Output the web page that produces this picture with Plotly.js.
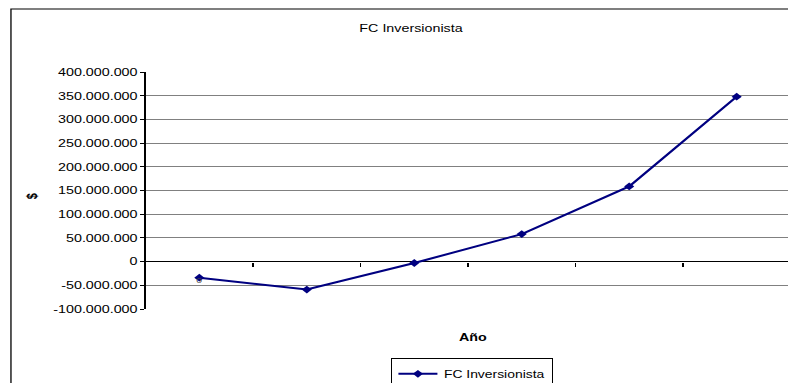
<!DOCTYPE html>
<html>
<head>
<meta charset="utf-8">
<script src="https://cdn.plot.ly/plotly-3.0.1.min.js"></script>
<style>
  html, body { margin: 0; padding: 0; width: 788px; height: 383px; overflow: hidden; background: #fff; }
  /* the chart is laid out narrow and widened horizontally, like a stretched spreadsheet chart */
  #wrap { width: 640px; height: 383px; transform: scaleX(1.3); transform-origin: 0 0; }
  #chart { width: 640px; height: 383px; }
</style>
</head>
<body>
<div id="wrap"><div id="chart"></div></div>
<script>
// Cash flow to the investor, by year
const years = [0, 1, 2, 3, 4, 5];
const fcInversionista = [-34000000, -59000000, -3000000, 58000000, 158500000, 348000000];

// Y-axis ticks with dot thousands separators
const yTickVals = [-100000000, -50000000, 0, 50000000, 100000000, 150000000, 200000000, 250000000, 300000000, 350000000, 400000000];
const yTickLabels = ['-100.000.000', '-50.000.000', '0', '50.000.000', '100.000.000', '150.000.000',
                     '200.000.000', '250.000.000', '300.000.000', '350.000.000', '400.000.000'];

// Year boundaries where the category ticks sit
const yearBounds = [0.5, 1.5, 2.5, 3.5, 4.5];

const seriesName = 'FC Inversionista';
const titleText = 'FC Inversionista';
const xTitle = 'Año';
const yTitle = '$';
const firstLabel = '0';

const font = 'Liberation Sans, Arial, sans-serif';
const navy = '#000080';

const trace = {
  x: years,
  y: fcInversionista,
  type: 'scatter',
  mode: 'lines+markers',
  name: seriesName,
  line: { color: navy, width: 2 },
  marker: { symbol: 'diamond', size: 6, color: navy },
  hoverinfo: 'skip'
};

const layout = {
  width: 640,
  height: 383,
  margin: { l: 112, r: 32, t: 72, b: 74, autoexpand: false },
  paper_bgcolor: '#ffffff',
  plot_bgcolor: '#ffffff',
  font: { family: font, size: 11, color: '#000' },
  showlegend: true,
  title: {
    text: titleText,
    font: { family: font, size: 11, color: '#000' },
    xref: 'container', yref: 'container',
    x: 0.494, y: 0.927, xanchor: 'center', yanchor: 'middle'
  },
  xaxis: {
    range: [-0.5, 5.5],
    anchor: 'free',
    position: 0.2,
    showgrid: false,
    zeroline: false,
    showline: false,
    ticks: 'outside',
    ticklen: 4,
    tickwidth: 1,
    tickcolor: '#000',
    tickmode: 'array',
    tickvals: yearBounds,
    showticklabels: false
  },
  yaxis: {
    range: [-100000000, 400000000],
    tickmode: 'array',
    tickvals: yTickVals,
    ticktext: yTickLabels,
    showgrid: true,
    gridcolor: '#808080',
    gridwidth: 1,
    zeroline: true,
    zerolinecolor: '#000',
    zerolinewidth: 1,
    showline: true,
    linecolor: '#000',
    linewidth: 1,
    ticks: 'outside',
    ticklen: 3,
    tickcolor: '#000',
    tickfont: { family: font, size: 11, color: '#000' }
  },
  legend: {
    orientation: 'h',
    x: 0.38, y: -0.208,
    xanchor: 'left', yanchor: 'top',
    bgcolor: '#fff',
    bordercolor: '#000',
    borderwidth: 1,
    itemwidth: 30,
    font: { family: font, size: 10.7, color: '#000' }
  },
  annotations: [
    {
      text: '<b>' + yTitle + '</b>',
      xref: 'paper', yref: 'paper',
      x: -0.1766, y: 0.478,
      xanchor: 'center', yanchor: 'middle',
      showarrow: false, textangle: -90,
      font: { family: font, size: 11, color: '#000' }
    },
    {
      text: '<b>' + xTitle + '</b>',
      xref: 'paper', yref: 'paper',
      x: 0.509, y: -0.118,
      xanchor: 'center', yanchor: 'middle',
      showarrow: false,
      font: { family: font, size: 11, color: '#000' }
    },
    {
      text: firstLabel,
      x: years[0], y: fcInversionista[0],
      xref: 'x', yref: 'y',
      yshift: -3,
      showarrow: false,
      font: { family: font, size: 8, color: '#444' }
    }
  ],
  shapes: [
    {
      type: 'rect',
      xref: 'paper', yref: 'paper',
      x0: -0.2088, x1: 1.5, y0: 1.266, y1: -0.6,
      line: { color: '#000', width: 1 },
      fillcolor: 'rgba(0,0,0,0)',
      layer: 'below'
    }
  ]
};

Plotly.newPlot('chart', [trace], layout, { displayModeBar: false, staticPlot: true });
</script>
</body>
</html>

### WHAT IS EXPECTED
Give back exactly the lines from the first line of the data through the line with "const yearBounds = [0.5, 1.5, 2.5, 3.5, 4.5];", pictures excluded.

### RESULT OF THIS TASK
Output the web page that produces this picture with Plotly.js.
<!DOCTYPE html>
<html>
<head>
<meta charset="utf-8">
<script src="https://cdn.plot.ly/plotly-3.0.1.min.js"></script>
<style>
  html, body { margin: 0; padding: 0; width: 788px; height: 383px; overflow: hidden; background: #fff; }
  /* the chart is laid out narrow and widened horizontally, like a stretched spreadsheet chart */
  #wrap { width: 640px; height: 383px; transform: scaleX(1.3); transform-origin: 0 0; }
  #chart { width: 640px; height: 383px; }
</style>
</head>
<body>
<div id="wrap"><div id="chart"></div></div>
<script>
// Cash flow to the investor, by year
const years = [0, 1, 2, 3, 4, 5];
const fcInversionista = [-34000000, -59000000, -3000000, 58000000, 158500000, 348000000];

// Y-axis ticks with dot thousands separators
const yTickVals = [-100000000, -50000000, 0, 50000000, 100000000, 150000000, 200000000, 250000000, 300000000, 350000000, 400000000];
const yTickLabels = ['-100.000.000', '-50.000.000', '0', '50.000.000', '100.000.000', '150.000.000',
                     '200.000.000', '250.000.000', '300.000.000', '350.000.000', '400.000.000'];

// Year boundaries where the category ticks sit
const yearBounds = [0.5, 1.5, 2.5, 3.5, 4.5];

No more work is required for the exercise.